▸ TO BE DONE
Go through the lines below. Copy those with "matplotlib".

▸ MATERIAL
....
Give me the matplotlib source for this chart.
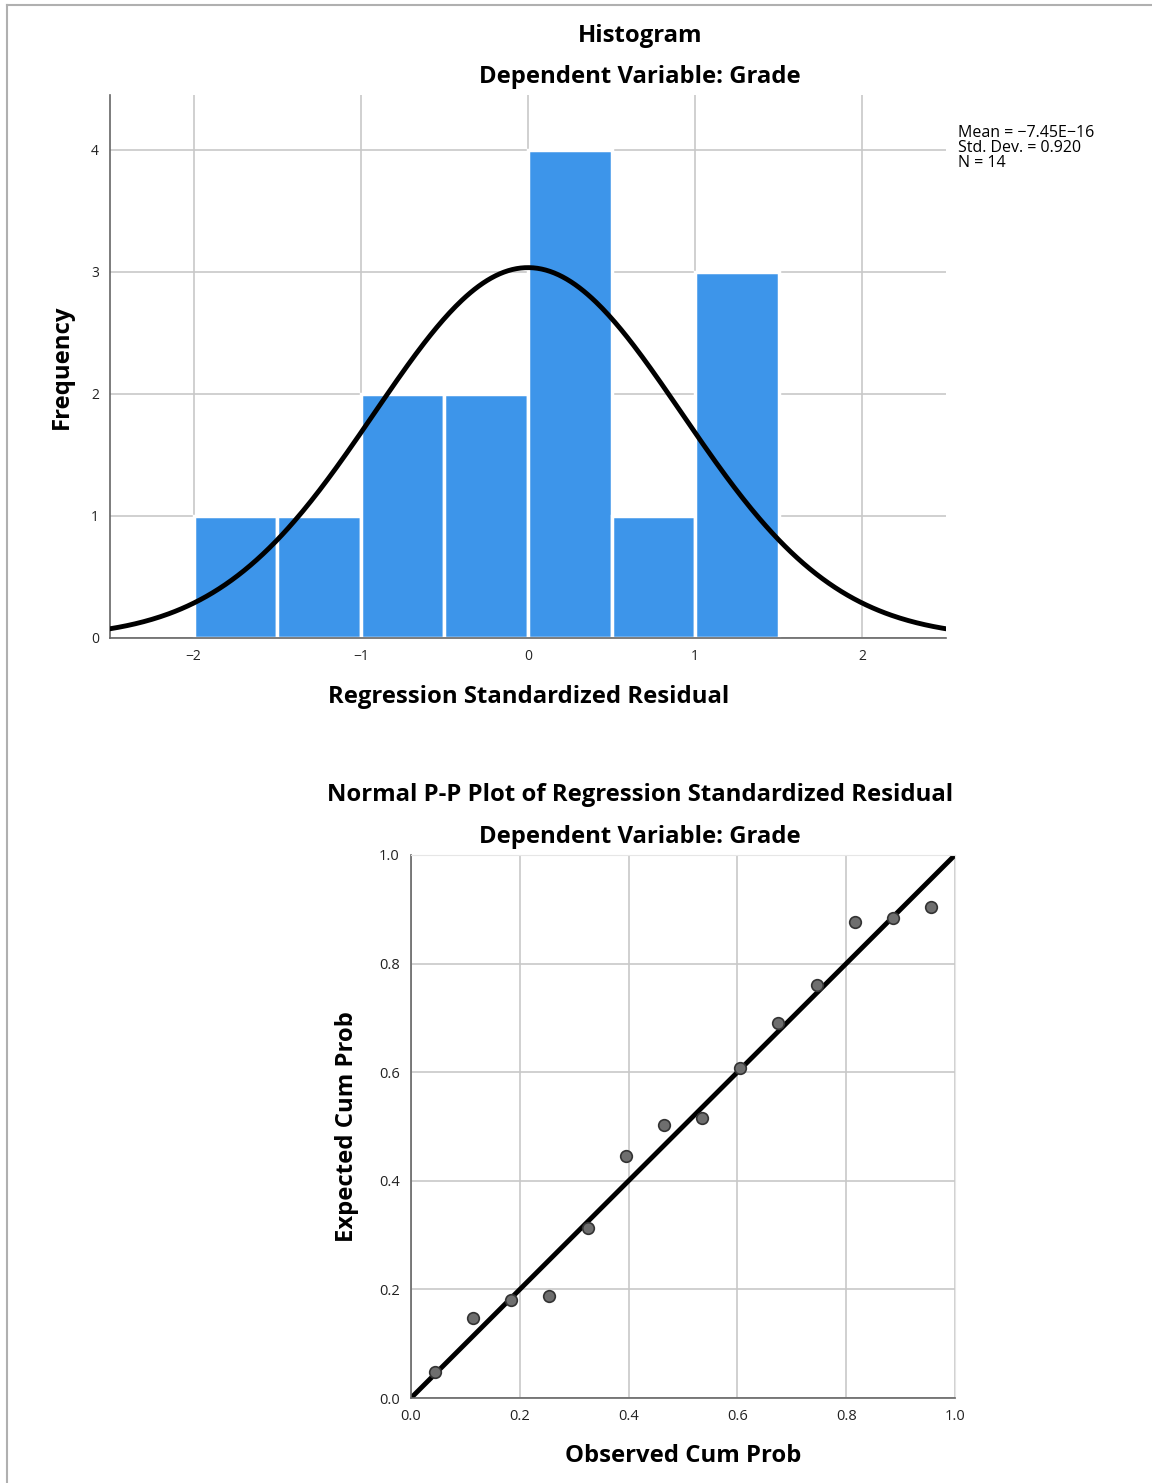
import numpy as np
import matplotlib.pyplot as plt
from matplotlib.lines import Line2D

# histogram data
bin_edges = [-2.0, -1.5, -1.0, -0.5, 0.0, 0.5, 1.0, 1.5]
counts = [1, 1, 2, 2, 4, 1, 3]
res_mean = -7.45e-16
res_sd = 0.920
n_obs = 14

# P-P plot data
observed_cum = [0.044, 0.114, 0.184, 0.254, 0.325, 0.395, 0.465,
                0.535, 0.605, 0.675, 0.746, 0.816, 0.886, 0.956]
expected_cum = [0.048, 0.147, 0.180, 0.188, 0.313, 0.446, 0.503,
                0.516, 0.608, 0.691, 0.761, 0.877, 0.884, 0.904]

plt.rcParams['font.family'] = ['Open Sans', 'DejaVu Sans']

W, H = 1152, 1483
fig = plt.figure(figsize=(W / 100, H / 100), dpi=100)

def fx(px):
    return px / W

def fy(py):
    return 1 - py / H

# outer frame lines (top and left)
fig.add_artist(Line2D([fx(7), 1], [fy(5), fy(5)], color="#b0b0b0", lw=1.5))
fig.add_artist(Line2D([fx(7), fx(7)], [fy(5), 0], color="#b0b0b0", lw=1.5))

grid_col = "#c8c8c8"
axis_col = "#666666"
title_fs = 17.2

# ---- histogram ----
ax1 = fig.add_axes([fx(110), fy(638), fx(946) - fx(110), fy(95) - fy(638)])
lefts = bin_edges[:-1]
widths = np.diff(bin_edges)
ax1.bar(lefts, counts, width=widths, align="edge", color="#3d95ea",
        edgecolor="white", linewidth=2.5, zorder=2)
xs = np.linspace(-2.5, 2.5, 400)
pdf = np.exp(-0.5 * ((xs - res_mean) / res_sd) ** 2) / (res_sd * np.sqrt(2 * np.pi))
ax1.plot(xs, pdf * n_obs * 0.5, color="black", lw=3.5, zorder=3)
ax1.set_xlim(-2.5, 2.5)
ax1.set_ylim(0, 4.45)
ax1.set_xticks([-2, -1, 0, 1, 2])
ax1.set_xticklabels(["\u22122", "\u22121", "0", "1", "2"])
ax1.set_yticks([0, 1, 2, 3, 4])
ax1.grid(True, color=grid_col, lw=1.2, zorder=0)
ax1.set_axisbelow(True)
ax1.tick_params(length=0, labelsize=10, pad=8, colors="#222222")
for s in ["top", "right"]:
    ax1.spines[s].set_visible(False)
for s in ["left", "bottom"]:
    ax1.spines[s].set_color(axis_col)
    ax1.spines[s].set_linewidth(1.2)

fig.text(fx(640), fy(36), "Histogram", ha="center", va="center",
         fontsize=title_fs, fontweight="bold")
fig.text(fx(640), fy(77), "Dependent Variable: Grade", ha="center", va="center",
         fontsize=title_fs, fontweight="bold")
fig.text(fx(529), fy(697), "Regression Standardized Residual", ha="center",
         va="center", fontsize=title_fs, fontweight="bold")
fig.text(fx(62), fy(367), "Frequency", ha="center", va="center",
         fontsize=title_fs, fontweight="bold", rotation=90)
fig.text(fx(958), fy(148),
         "Mean = \u22127.45E\u221216\nStd. Dev. = 0.920\nN = 14",
         ha="left", va="center", fontsize=11.5, linespacing=0.9)

# ---- P-P plot ----
ax2 = fig.add_axes([fx(411), fy(1398), fx(955) - fx(411), fy(855) - fy(1398)])
ax2.plot([0, 1], [0, 1], color="black", lw=3.5, zorder=2)
ax2.scatter(observed_cum, expected_cum, s=70, color="#6e6e6e",
            edgecolor="#333333", linewidth=1.2, zorder=3)
ax2.set_xlim(0, 1)
ax2.set_ylim(0, 1)
ticks = [0.0, 0.2, 0.4, 0.6, 0.8, 1.0]
ax2.set_xticks(ticks)
ax2.set_yticks(ticks)
ax2.set_xticklabels(["%.1f" % t for t in ticks])
ax2.set_yticklabels(["%.1f" % t for t in ticks])
ax2.grid(True, color=grid_col, lw=1.2, zorder=0)
ax2.set_axisbelow(True)
ax2.tick_params(length=0, labelsize=10.5, pad=8, colors="#222222")
for s in ["top", "right"]:
    ax2.spines[s].set_color("#e6e6e6")
for s in ["left", "bottom"]:
    ax2.spines[s].set_color(axis_col)
    ax2.spines[s].set_linewidth(1.2)

fig.text(fx(640), fy(795), "Normal P-P Plot of Regression Standardized Residual",
         ha="center", va="center", fontsize=title_fs, fontweight="bold")
fig.text(fx(640), fy(837), "Dependent Variable: Grade", ha="center", va="center",
         fontsize=title_fs, fontweight="bold")
fig.text(fx(683), fy(1456), "Observed Cum Prob", ha="center", va="center",
         fontsize=title_fs, fontweight="bold")
fig.text(fx(347), fy(1127), "Expected Cum Prob", ha="center", va="center",
         fontsize=title_fs, fontweight="bold", rotation=90)

fig.savefig("out.png", dpi=100)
....
▸ COMPLETED TASK
Give me the matplotlib source for this chart.
import matplotlib.pyplot as plt
from matplotlib.lines import Line2D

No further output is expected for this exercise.